On Waiheke Island, just outside Auckland, we visited a wonderful, large outdoor sculpture park with friends. Almost all the exhibits have been specially designed for a space chosen by the artist. “Bung” is one of the few exceptions, tethered outside the park in the bay where we anchored.

With all the excitement of the RWC over New Zealand turned their attention to their general election and a referendum on whether or not to keep their present voting system, something called MMP. With this came a whole new lexicon of terminology – such as overhangs and special votes – and Mike was in his element! Electors have two votes, one for a constituency MP and the second for the national party they prefer. The first vote decided by first past the post, the second by proportional representation with those MPs coming from party lists. And when all the percentages don’t add up, we learnt that you get an “overhang”, more MPs in parliament than you would normally expect, for the duration of that three year fixed term. On election night we sat up watching the coverage, however, with such a small country the proceedings were done and dusted by 11:30pm with Labour’s leader Phil (let me spend much more of your money) Goff conceding defeat to the incumbent prime minister, National’s leader John (uncertain times globally, trust us with the economy!) Key, even if a majority don’t like Key’s plan to sell more of the country’s assets. Key then had the joy of putting together another coalition with smaller parties to guarantee the required parliamentary majority for his second term.

We cruised up here stopping at the Mercury Islands where, armed with GPS co-ordinates we went diving for scallops with the knowledge that the daily limit is 20 per person per day – even my love of scallops would be satisfied by that. Initially Mike didn’t have much success and only came up with three, which wasn’t going to make much of a meal I can tell you. Then we shifted a bit and I dived down. Well I virtually landed on two of them and just went from strength to strength. Funny watching the scallops, they did try to escape, opening and closing their shells to propel themselves away from me but sadly (for them) not fast enough and soon the bag was full with our quota.Cleaning was a bit tiresome and time consuming but the end result with a little fresh coriander and lime juice was simply wonderful. Couldn’t help but wonder how much 40 diver caught scallops would cost in a restaurant. Tell you, food for free tastes even better and sweeter.
Mike had more luck in Great Barrier Island where we ended up having drinks and a couple of evening meals with four guys on a ‘boys fishing trip’ and Mike was invited out fishing with them one day (I politely declined, fishing has never held a great attraction for me) and was initiated into the joys of fishing for snapper. He brought home a font of information about technique, different rods, weights and bait etc … and some fish. So honour all round on the hunter gatherer front, but I do have a horrible feeling another rod is on its way and the fridge is about to be filled with bait.
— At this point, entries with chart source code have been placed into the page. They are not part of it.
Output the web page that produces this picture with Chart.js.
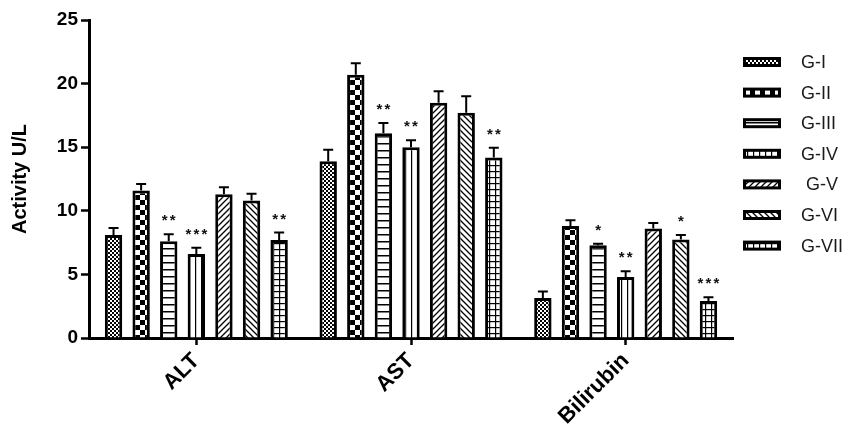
<!DOCTYPE html>
<html>
<head>
<meta charset="utf-8">
<script src="https://cdn.jsdelivr.net/npm/chart.js@4"></script>
<style>
  html, body { margin: 0; padding: 0; background: #fff; }
  #wrap { width: 848px; height: 426px; }
</style>
</head>
<body>
<div id="wrap"><canvas id="chart" width="848" height="426"></canvas></div>
<script>
// categories on the x axis
const categories = ["ALT", "AST", "Bilirubin"];
const groups = ["G-I", "G-II", "G-III", "G-IV", " G-V", "G-VI", "G-VII"];

// mean values per group: [ALT, AST, Bilirubin]
const gI = [8.1, 13.9, 3.15];
const gII = [11.6, 20.7, 8.8];
const gIII = [7.6, 16.1, 7.3];
const gIV = [6.6, 15.0, 4.8];
const gV = [11.3, 18.5, 8.6];
const gVI = [10.8, 17.7, 7.75];
const gVII = [7.7, 14.2, 2.9];

// error (upper) per group
const errI = [0.55, 0.9, 0.5];
const errII = [0.5, 0.9, 0.45];
const errIII = [0.55, 0.8, 0.1];
const errIV = [0.5, 0.55, 0.45];
const errV = [0.55, 0.9, 0.45];
const errVI = [0.55, 1.3, 0.35];
const errVII = [0.6, 0.75, 0.3];

// significance marks
const starsI = ["", "", ""];
const starsII = ["", "", ""];
const starsIII = ["**", "**", "*"];
const starsIV = ["***", "**", "**"];
const starsV = ["", "", ""];
const starsVI = ["", "", "*"];
const starsVII = ["**", "**", "***"];

const yTicks = [0, 5, 10, 15, 20, 25];

const values = [gI, gII, gIII, gIV, gV, gVI, gVII];
const errors = [errI, errII, errIII, errIV, errV, errVI, errVII];
const stars = [starsI, starsII, starsIII, starsIV, starsV, starsVI, starsVII];

//patterns for the black & white fills
function makePattern(size, draw) {
  const c = document.createElement("canvas");
  c.width = size;
  c.height = size;
  const g = c.getContext("2d");
  g.fillStyle = "#fff";
  g.fillRect(0, 0, size, size);
  g.fillStyle = "#000";
  g.strokeStyle = "#000";
  draw(g, size);
  return g.createPattern(c, "repeat");
}

const ctx = document.getElementById("chart").getContext("2d");

const patterns = [
  makePattern(4, (g) => { g.fillRect(0, 0, 2, 2); g.fillRect(2, 2, 2, 2); }),
  makePattern(10, (g) => { g.fillRect(0, 0, 5, 5); g.fillRect(5, 5, 5, 5); }),
  makePattern(7, (g) => { g.fillRect(0, 3, 7, 1.5); }),
  makePattern(6, (g) => { g.fillRect(3, 0, 1.2, 6); }),
  makePattern(6, (g) => {
    g.lineWidth = 1.3;
    g.beginPath();
    g.moveTo(-1, 7); g.lineTo(7, -1);
    g.moveTo(-1, 1); g.lineTo(1, -1);
    g.moveTo(5, 7); g.lineTo(7, 5);
    g.stroke();
  }),
  makePattern(6, (g) => {
    g.lineWidth = 1.3;
    g.beginPath();
    g.moveTo(-1, -1); g.lineTo(7, 7);
    g.moveTo(5, -1); g.lineTo(7, 1);
    g.moveTo(-1, 5); g.lineTo(1, 7);
    g.stroke();
  }),
  makePattern(6, (g) => { g.fillRect(0, 3, 6, 1.2); g.fillRect(3, 0, 1.2, 6); }),
];

const datasets = groups.map((name, i) => ({
  label: name,
  data: values[i],
  errors: errors[i],
  stars: stars[i],
  backgroundColor: patterns[i],
  borderColor: "#000",
  borderWidth: 3,
  categoryPercentage: 0.9,
  barPercentage: 0.63,
}));

// error bars + stars on top of each bar
const errorBars = {
  id: "errorBars",
  afterDatasetsDraw(chart) {
    const c = chart.ctx;
    const y = chart.scales.y;
    c.save();
    c.strokeStyle = "#000";
    c.fillStyle = "#111";
    c.lineWidth = 2;
    chart.data.datasets.forEach((ds, i) => {
      chart.getDatasetMeta(i).data.forEach((bar, j) => {
        const top = y.getPixelForValue(ds.data[j]);
        const cap = y.getPixelForValue(ds.data[j] + ds.errors[j]);
        c.beginPath();
        c.moveTo(bar.x, top);
        c.lineTo(bar.x, cap);
        c.moveTo(bar.x - 5, cap);
        c.lineTo(bar.x + 5, cap);
        c.stroke();
        const s = ds.stars[j];
        if (s) {
          c.font = "bold 15px 'Liberation Sans', Arial";
          c.textAlign = "center";
          c.textBaseline = "middle";
          const step = 8;
          for (let k = 0; k < s.length; k++) {
            c.fillText("*", bar.x + (k - (s.length - 1) / 2) * step, cap - 13);
          }
        }
      });
    });
    c.restore();
  },
};

// legend drawn on the right with pattern swatches
const sideLegend = {
  id: "sideLegend",
  afterDraw(chart) {
    const c = chart.ctx;
    c.save();
    chart.data.datasets.forEach((ds, i) => {
      const yc = 62 + i * 30.6;
      c.fillStyle = ds.backgroundColor;
      c.fillRect(743, yc - 4, 38, 8);
      c.strokeStyle = "#000";
      c.lineWidth = 3;
      c.strokeRect(744.5, yc - 3.5, 35, 7);
      c.fillStyle = "#1a1a1a";
      c.font = "18px 'Liberation Sans', Arial";
      c.textAlign = "left";
      c.textBaseline = "middle";
      c.fillText(ds.label, 801, yc + 1);
    });
    c.restore();
  },
};

new Chart(ctx, {
  type: "bar",
  data: { labels: categories, datasets: datasets },
  plugins: [errorBars, sideLegend],
  options: {
    responsive: false,
    animation: false,
    layout: { padding: { left: 8, right: 115, top: 20, bottom: 0 } },
    plugins: {
      legend: { display: false },
      tooltip: { enabled: false },
    },
    scales: {
      x: {
        grid: {
          offset: false,
          drawOnChartArea: false,
          drawTicks: true,
          tickLength: 7,
          tickColor: "#000",
          tickWidth: 2.5,
        },
        border: { color: "#000", width: 3 },
        ticks: {
          color: "#000",
          maxRotation: 45,
          minRotation: 45,
          padding: 3,
          font: { family: "'Liberation Sans', Arial", weight: "bold", size: 22 },
        },
        afterFit(s) { s.height = 88; },
      },
      y: {
        min: 0,
        max: 25,
        afterBuildTicks(s) { s.ticks = yTicks.map((v) => ({ value: v })); },
        grid: {
          drawOnChartArea: false,
          drawTicks: true,
          tickLength: 8,
          tickColor: "#000",
          tickWidth: 2.5,
        },
        border: { color: "#000", width: 3 },
        ticks: {
          color: "#000",
          padding: 3,
          font: { family: "'Liberation Sans', Arial", weight: "bold", size: 19 },
        },
        title: {
          display: true,
          text: "Activity U/L",
          color: "#000",
          padding: { top: 0, bottom: 4 },
          font: { family: "'Liberation Sans', Arial", weight: "bold", size: 20 },
        },
        afterFit(s) { s.width = 81; },
      },
    },
  },
});
</script>
</body>
</html>
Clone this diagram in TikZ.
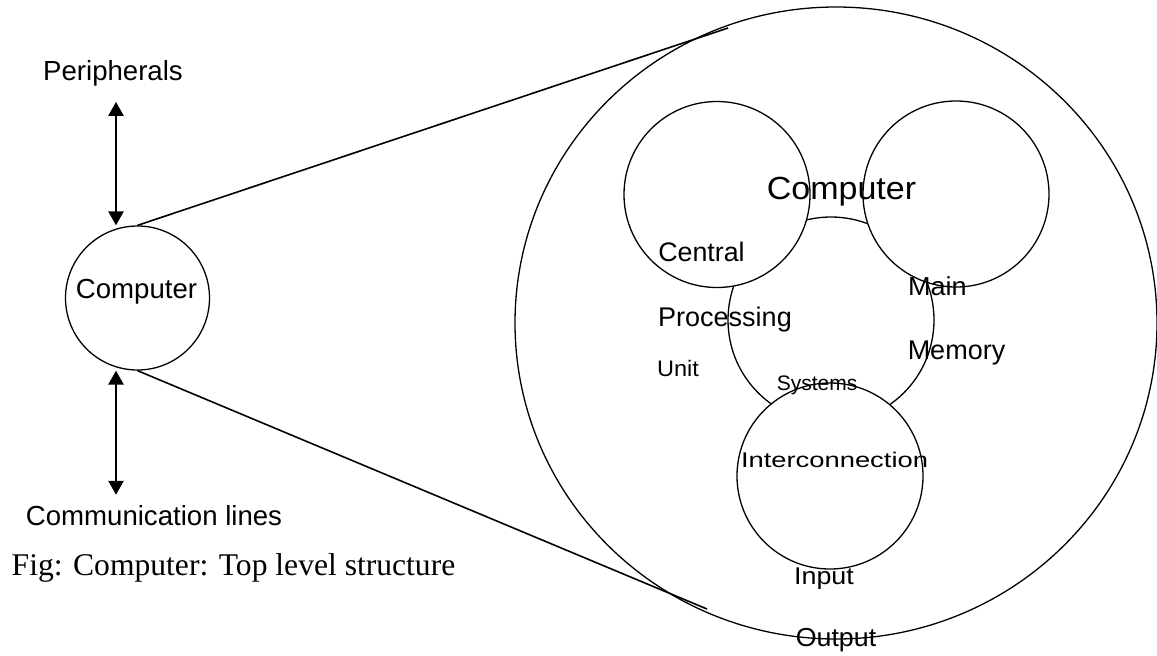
\documentclass[tikz,border=0pt]{standalone}
\usepackage{fontspec}
\setmainfont{Liberation Serif}
\setsansfont{Liberation Sans}
\usetikzlibrary{arrows.meta,shapes.geometric}

% font size given directly in points (one point per unit of the picture)
\newcommand{\pxfont}[1]{\fontsize{#1}{#1}\selectfont}

\begin{document}
\begin{tikzpicture}[x=1pt,y=-1pt,
  ring/.style={draw, circle, inner sep=0pt, line width=1.3pt},
  part/.style={ring, fill=white},
  link/.style={line width=1.6pt},
  io/.style={line width=2.6pt,
    {Triangle[width=15pt,length=14pt]}-{Triangle[width=15pt,length=14pt]}},
  lbl/.style={anchor=base, inner sep=0pt, font=\sffamily\pxfont{#1}},
  lbl/.default=27.6]
\useasboundingbox (0,0) rectangle (1157,656);

% ---- the computer seen from outside ----
\node[ring, minimum size=144pt] (comp) at (137.5,298) {};
\node[lbl] (complbl) at (136.5,298) {Computer};
\node[lbl] (periph) at (113,80) {Peripherals};
\node[lbl] (comm) at (154,525) {Communication lines};
\node[anchor=base, inner sep=0pt, font=\rmfamily\pxfont{31.6}] (caption)
  at (233.5,575) {Fig: Computer: Top level structure};

\coordinate (arrx) at (116,0);
\path (periph.south) ++(0,16) coordinate (ptip);
\path (comm.north) ++(0,-10) coordinate (ctip);
\draw[io] (ptip -| arrx) -- (comp.north -| arrx);
\draw[io] (comp.south -| arrx) -- (ctip -| arrx);

% ---- the enlarged view ----
\node[draw, ellipse, inner sep=0pt, line width=1.3pt,
      minimum width=642pt, minimum height=632pt] (zoom) at (836,323) {};
\coordinate (zt) at (728,28);
\coordinate (zb) at (707,609);
\draw[link] (comp.north) -- (zt);
\draw[link] (comp.south) -- (zb);

% system bus ring behind the three main parts
\node[ring, minimum size=206pt] (bus) at (831,320) {};
\node[part, minimum size=186pt] (cpu) at (717,194.5) {};
\node[part, minimum size=186pt] (mem) at (956,194) {};
\node[part, minimum size=186pt] (io) at (830,476) {};

% ---- labels of the enlarged view ----
\node[lbl=32] (bigcomp) at (841.5,199.3) {\scalebox{1.063}[1]{Computer}};
\node[lbl=26.8] (central) at (701.5,261.7) {Central};
\node[lbl=27] (processing) at (725,326) {Processing};
\node[lbl=22.4] (unit) at (678,376.7) {\scalebox{1.05}[1]{Unit}};
\node[lbl=21] (systems) at (817,390) {Systems};
\node[lbl=26] (main) at (937.3,295) {\scalebox{1.04}[1]{Main}};
\node[lbl=27] (memory) at (956.5,359.3) {Memory};
\node[lbl=21.2] (inter) at (834.5,467.7) {\scalebox{1.29}[1]{Interconnection}};
\node[lbl=24.2] (input) at (824,584) {\scalebox{1.11}[1]{Input}};
\node[lbl=26] (output) at (836,646.7) {\scalebox{1.03}[1]{Output}};
\end{tikzpicture}
\end{document}
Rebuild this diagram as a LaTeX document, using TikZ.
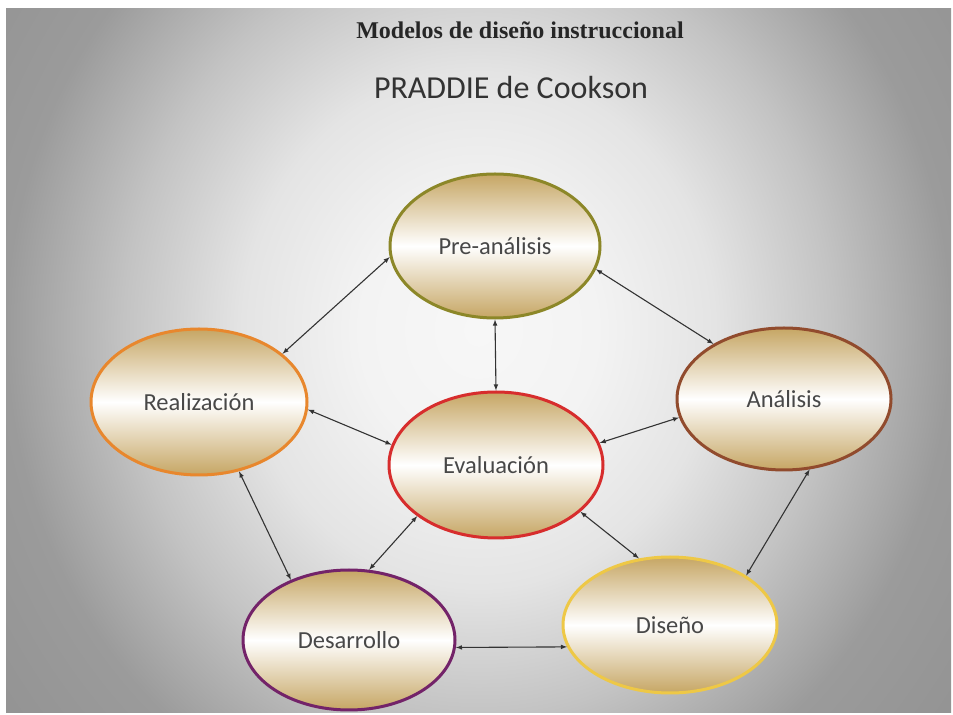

We stopped in the Bay of Islands for a couple of nights and sadly our scalloping efforts weren’t as successful – well to be honest a complete failure and we had to rely on the joys of the fridge and freezer. We might have stayed longer but Mike was watching the weather and it was clear if we didn’t get any further north then we’d be in the Bay of Islands for at least another week. So, just ahead of a gale we set off to get to Whangaroa.
It was great and boisterous sail up here and we were tanking along. Kept having to reduce sail not only because of increasing winds but because we didn’t want to get to the entrance too early as we would only have hit the ebb tide charging out of the narrow entrance into the strong winds, which would have been rather bouncy to put it mildly. As we got to the point where we going to have to drop sails completely and start the engine I suggested we see what speed we would do without any sail up at all i.e. under bare poles (and bimini) – the answer 3+ knots. As I reflected speeds we only dreamt about during some parts of the Atlantic crossing, which we were doing this time three years ago.
The Atlantic crossing already seems a lifetime ago and yet so fresh in both of our memories. Not least because we are writing a book of our journey so far and this is bringing all the memories back. Presently have something around 90,000 words and might even have a first draft of it by the time we come home at the end of March, especially if this rain continues lashing down - so beware!
Meanwhile we keep watching the weather, maybe they will have got it wrong in our favour for once and we will make Pelorus Sound for Christmas, either that or it will be our first Christmas literally at sea. Mike’s positive view is that at least it has delayed the decorations going up as even I have to concede that sailing what will most likely be a fairly tough passage with a Christmas tree lashed to the pedestal isn’t the best idea! Do hope that the view that this weather may be with us until early January isn’t correct, especially as hope to meet up with physio friends Fiona and Robin on holiday in Tasman Bay near the Sounds between Christmas and New Year and have sailing club friends Tim and Ginny joining us for a few days cruising round the Sounds at the beginning of January. Just hope they’re not standing on the pontoon gazing wistfully to sea wondering where the boat is!
So will end here wishing you all every best wish for Christmas and for a happy and fulfilling 2012.